Turbulent Transport & Mixing (Part 2)

September 11, 2014
Abstract
Colm-cille Caulfield University of Cambridge This lecture aims to describe some interesting challenges in scalar mixing in turbulent incompressible flows, particularly focussing on flows of environmental and industrial/engineering relevance. A key aim for the applied mathematical fluid dynamics community is to gain sufficient physical and mathematical insight to develop parameterisations that can then be used by scientists and engineers to model turbulent mixing within large scale complex flows. In such flows, time-dependence, domain geometry, anisotropy, and non-newtonian fluid properties can all be of central importance, making very high demands on the required quality of a parameterisation. A further, and very important, complicating factor is when the scalar that is being mixed is `dynamic’ (e.g. temperature, salinity or density) as mixing a dynamic scalar repartitions energy between the kinetic, internal and gravitational potential energy reservoirs in subtle, and still imperfectly understood ways.

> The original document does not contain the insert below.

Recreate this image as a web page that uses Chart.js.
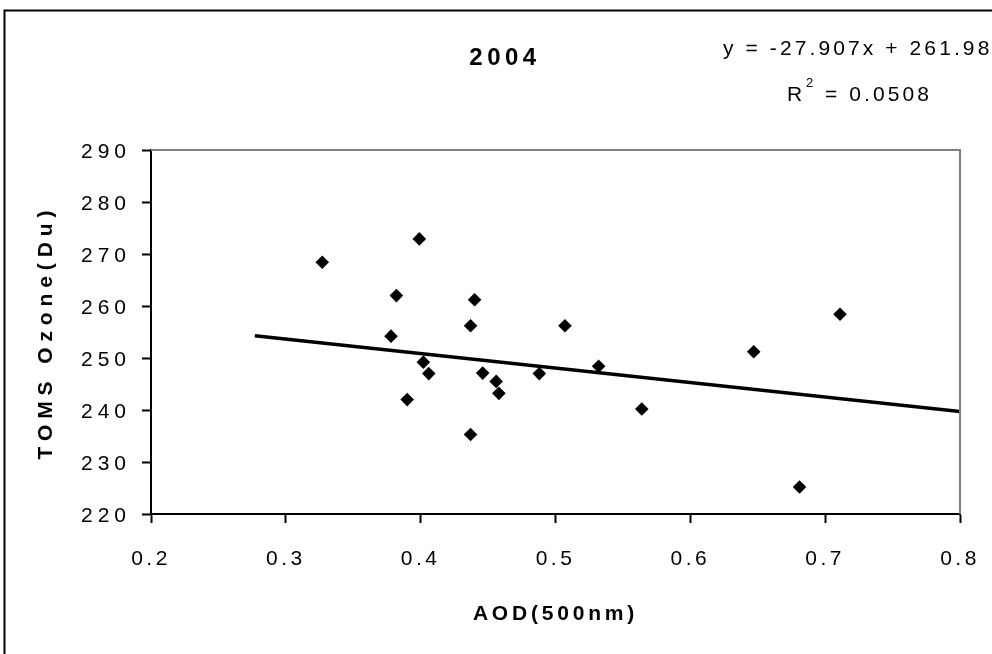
<!DOCTYPE html>
<html>
<head>
<meta charset="utf-8">
<script src="https://cdn.jsdelivr.net/npm/chart.js@4.4.1/dist/chart.umd.min.js"></script>
<style>
html,body{margin:0;padding:0;background:#fff;}
#wrap{width:992px;height:654px;position:relative;overflow:hidden;}
canvas{display:block;}
</style>
</head>
<body>
<div id="wrap"><canvas id="c" width="992" height="654"></canvas></div>
<script>
// ---- data ----
const aod   = [0.327, 0.378, 0.382, 0.390, 0.399, 0.402, 0.406, 0.437, 0.437, 0.440,
               0.446, 0.456, 0.458, 0.488, 0.507, 0.532, 0.564, 0.647, 0.681, 0.711];
const ozone = [268.4, 254.2, 262.0, 242.0, 272.9, 249.2, 247.0, 256.2, 235.3, 261.2,
               247.1, 245.5, 243.2, 247.0, 256.2, 248.4, 240.2, 251.2, 225.2, 258.4];
const trendX = [0.277, 0.8];
const trendY = [254.3, 239.7];
const xTicks = [0.2, 0.3, 0.4, 0.5, 0.6, 0.7, 0.8];
const yTicks = [220, 230, 240, 250, 260, 270, 280, 290];
const chartTitle = '2004';
const equationText = 'y = -27.907x + 261.98';
const r2Text = '0.0508';
const xTitle = 'AOD(500nm)';
const yTitle = 'TOMS Ozone(Du)';

const FONT = '"Liberation Sans", Arial, Helvetica, sans-serif';

// per-scale letter spacing for tick labels and titles
const spacing = {
  x: {labels: '3.5px', title: '3.8px'},
  y: {labels: '5px', title: '5.9px'}
};

const decorPlugin = {
  id: 'decor',
  afterLayout(chart) {
    Object.keys(spacing).forEach(id => {
      const sc = chart.scales[id];
      if (!sc || sc._spaced) return;
      sc._spaced = true;
      const proto = Object.getPrototypeOf(sc);
      sc.drawLabels = function (area) {
        const prev = this.ctx.letterSpacing;
        this.ctx.letterSpacing = spacing[id].labels;
        proto.drawLabels.call(this, area);
        this.ctx.letterSpacing = prev;
      };
      sc.drawTitle = function () {
        const prev = this.ctx.letterSpacing;
        this.ctx.letterSpacing = spacing[id].title;
        proto.drawTitle.call(this);
        this.ctx.letterSpacing = prev;
      };
    });
  },
  afterDraw(chart) {
    const ctx = chart.ctx;
    const a = chart.chartArea;
    ctx.save();
    // outer frame (top/left visible)
    ctx.strokeStyle = '#000';
    ctx.lineWidth = 2;
    ctx.strokeRect(4.5, 10.5, 1200, 1200);
    // gray plot border top/right
    ctx.strokeStyle = '#808080';
    ctx.lineWidth = 2;
    ctx.beginPath();
    ctx.moveTo(a.left, a.top);
    ctx.lineTo(a.right, a.top);
    ctx.lineTo(a.right, a.bottom);
    ctx.stroke();
    // title
    ctx.fillStyle = '#000';
    ctx.letterSpacing = '4.5px';
    ctx.font = 'bold 24px ' + FONT;
    ctx.textAlign = 'center';
    ctx.textBaseline = 'middle';
    ctx.fillText(chartTitle, 505, 58);
    // trendline equation
    ctx.letterSpacing = '3.1px';
    ctx.font = '21px ' + FONT;
    ctx.textAlign = 'left';
    ctx.textBaseline = 'alphabetic';
    ctx.fillText(equationText, 723, 55);
    ctx.fillText('R', 787, 101);
    ctx.font = '13px ' + FONT;
    ctx.fillText('2', 806, 87);
    ctx.font = '21px ' + FONT;
    ctx.fillText('= ' + r2Text, 825, 101);
    ctx.restore();
  }
};

const chart = new Chart(document.getElementById('c').getContext('2d'), {
  type: 'scatter',
  data: {
    datasets: [
      {
        label: 'Linear (TOMS Ozone)',
        data: trendX.map((x, i) => ({x: x, y: trendY[i]})),
        showLine: true,
        borderColor: '#000',
        borderWidth: 3.5,
        pointRadius: 0,
        fill: false,
        order: 1
      },
      {
        label: 'TOMS Ozone',
        data: aod.map((x, i) => ({x: x, y: ozone[i]})),
        pointStyle: 'rectRot',
        pointRadius: 6.8,
        backgroundColor: '#000',
        borderColor: '#000',
        borderWidth: 0,
        order: 0
      }
    ]
  },
  options: {
    responsive: false,
    animation: false,
    devicePixelRatio: 1,
    layout: {padding: {top: 150, right: 32, bottom: 0, left: 0}},
    plugins: {legend: {display: false}, tooltip: {enabled: false}, title: {display: false}},
    scales: {
      x: {
        type: 'linear',
        min: 0.2, max: 0.8,
        afterBuildTicks: s => { s.ticks = xTicks.map(v => ({value: v})); },
        afterFit: s => { s.height = 140; s.paddingLeft = 0; s.paddingRight = 0; },
        grid: {drawOnChartArea: false, drawTicks: true, tickLength: 9, tickWidth: 2, tickColor: '#000'},
        border: {display: true, color: '#000', width: 2},
        ticks: {
          color: '#000', font: {family: FONT, size: 21}, padding: 24,
          maxRotation: 0, autoSkip: false,
          callback: v => Number(v).toFixed(1)
        },
        title: {
          display: true, text: xTitle, color: '#000',
          font: {family: FONT, size: 21, weight: 'bold'},
          padding: {top: 0, bottom: 27}
        }
      },
      y: {
        type: 'linear',
        min: 220, max: 290,
        afterBuildTicks: s => { s.ticks = yTicks.map(v => ({value: v})); },
        afterFit: s => { s.width = 151; s.paddingTop = 0; s.paddingBottom = 0; },
        grid: {drawOnChartArea: false, drawTicks: true, tickLength: 9, tickWidth: 2, tickColor: '#000'},
        border: {display: true, color: '#000', width: 2},
        ticks: {
          color: '#000', font: {family: FONT, size: 21}, padding: 11,
          labelOffset: 2, autoSkip: false,
          callback: v => String(v)
        },
        title: {
          display: true, text: yTitle, color: '#000',
          font: {family: FONT, size: 21, weight: 'bold'},
          padding: {top: 34, bottom: 0}
        }
      }
    }
  },
  plugins: [decorPlugin]
});
</script>
</body>
</html>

Some of the open problems which will be discussed in this lecture include: 1) Measures of mixing. What are appropriate ways to define `efficiency’ in mixing, particularly in flows subject to constraints? What are the connections between idealised flows and irreversible mixing in flows with finite diffusivities? Can useful distinctions be drawn between larger scale `stirring’ and smaller scale irreversible `mixing’? 2) Buoyancy effects. How do density variations modify mixing? In particular, how does a larger scale statically stable density distribution affects mixing? Is mixing in a stratified fluid appropriately modelled as a diffusive process? What is the role of layering? 3) Real fluid properties. Are the convenient Boussinesq approximation and idealised equations of state fundamentally flawed descriptions of real fluids? How should `mixing' be modelled in multi-component, multiphase flows? How should mixing of non-newtonian fluids be quantified?